Alain Minc : La question européenne ne pourra être traitée lors de la Présidence française. Elle se posera à nous, lorsqu'un Président nouvellement élu et donc légitime fera face au Chancelier Kohl : comment renforcer l'Ouest du continent, un pôle de stabilité et d'intégration plus poussée, seule réponse à un élargissement désormais naturel vers l'Est, Russie et Ukraine exclues ? Ceci passe par la réalisation de l'Union économique et monétaire, le plus vite possible et par la construction, autour de l'UEO, d'une défense intégrée.
Le Journal du Dimanche : Est-on à la veille (ou même en train) de connaître une réelle recomposition politique ? Recomposition seulement entre les familles politiques dites de droite ?
Philippe Séguin : Ce qui est certain, c'est que la prochaine élection présidentielle pourrait entraîner un passage de témoin entre générations, à gauche comme à droite. Ce qui est certain aussi, c'est que le cadre idéologique sur lequel a vécu la vie politique française depuis 1958 s'est écroulé à partir de 1989. Mais pour prendre l'exemple du RPR, dont vous comprendrez qu'il m'intéresse directement, je pense que les valeurs gaullistes qu'il a pour mission de défendre conservent plus que jamais leur actualité. En clair, à mes yeux, le RPR n'est pas soluble dans un grand parti conservateur et si cette hypothèse devait être envisagée, je m'emploierai à la combattre de toute mon énergie.
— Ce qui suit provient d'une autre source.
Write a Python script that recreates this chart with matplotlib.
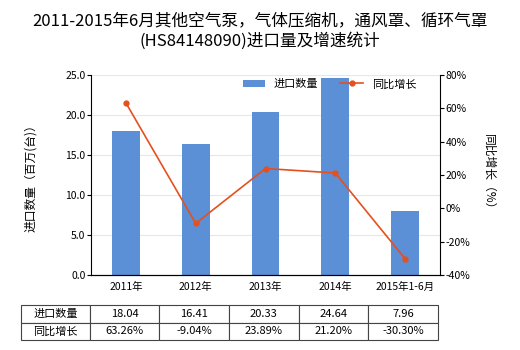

Alain Minc : Toute élection présidentielle porte naturellement une virtualité de recomposition, surtout si le vainqueur bénéficie d'une large majorité. François Mitterrand pouvait le faire en 1988, il n'a pas voulu effectuer les gestes authentiques qui l'auraient permis. En 1995 l'occasion se présentera peut-être : le nouveau Président fera-t-il ce qu'élu en 1974 Jacques Chaban-Delmas aurait tenté ?
Le Journal du Dimanche : Vous avez dialogué publiquement ensemble sur 306 pages. Ce dialogue va-t-il se poursuivre dans les prochains mois ? Quel rôle, individuellement ou tous les deux ensemble, aimeriez-vous jouer pendant la campagne et au début du prochain septennat ?
Philippe Séguin : Là encore, ne confondons pas les genres. L'intérêt de mon dialogue avec Alain Minc consistait à comparer les vues d'un politique et d'un intellectuel, d'un acteur et d'un commentateur, qui plus est défendant deux idées de la France différentes sans être pour autant irréconciliables. En tant qu'homme politique, j'entends prendre toute ma part au début présidentiel qui s'ouvre, et tout d'abord en soutenant la candidature de Jacques Chirac. Quant à Alain Minc, il lui reviendra de savoir s'il souhaite s'engager en faveur d'un candidat ; je doute cependant que s'il s'engage nous soutenions le même homme. Mais c'était là précisément l'objet et le charme de nos entretiens…
Alain Minc : Qu'un homme politique et un intellectuel dialoguent témoigne d'une société où les corporatismes et les barrières traditionnelles finissent par s'effacer. Nous nous sommes, je crois, réjouis l'un et l'autre de découvrir, à la fin des lins, que ces « Deux France » n'en font qu'une et que notre modèle d'intégration demeure le meilleur.
(1) Deux France ? d'Alain Minc et Philippe Séguin, Plon, 306 pages, 120 F.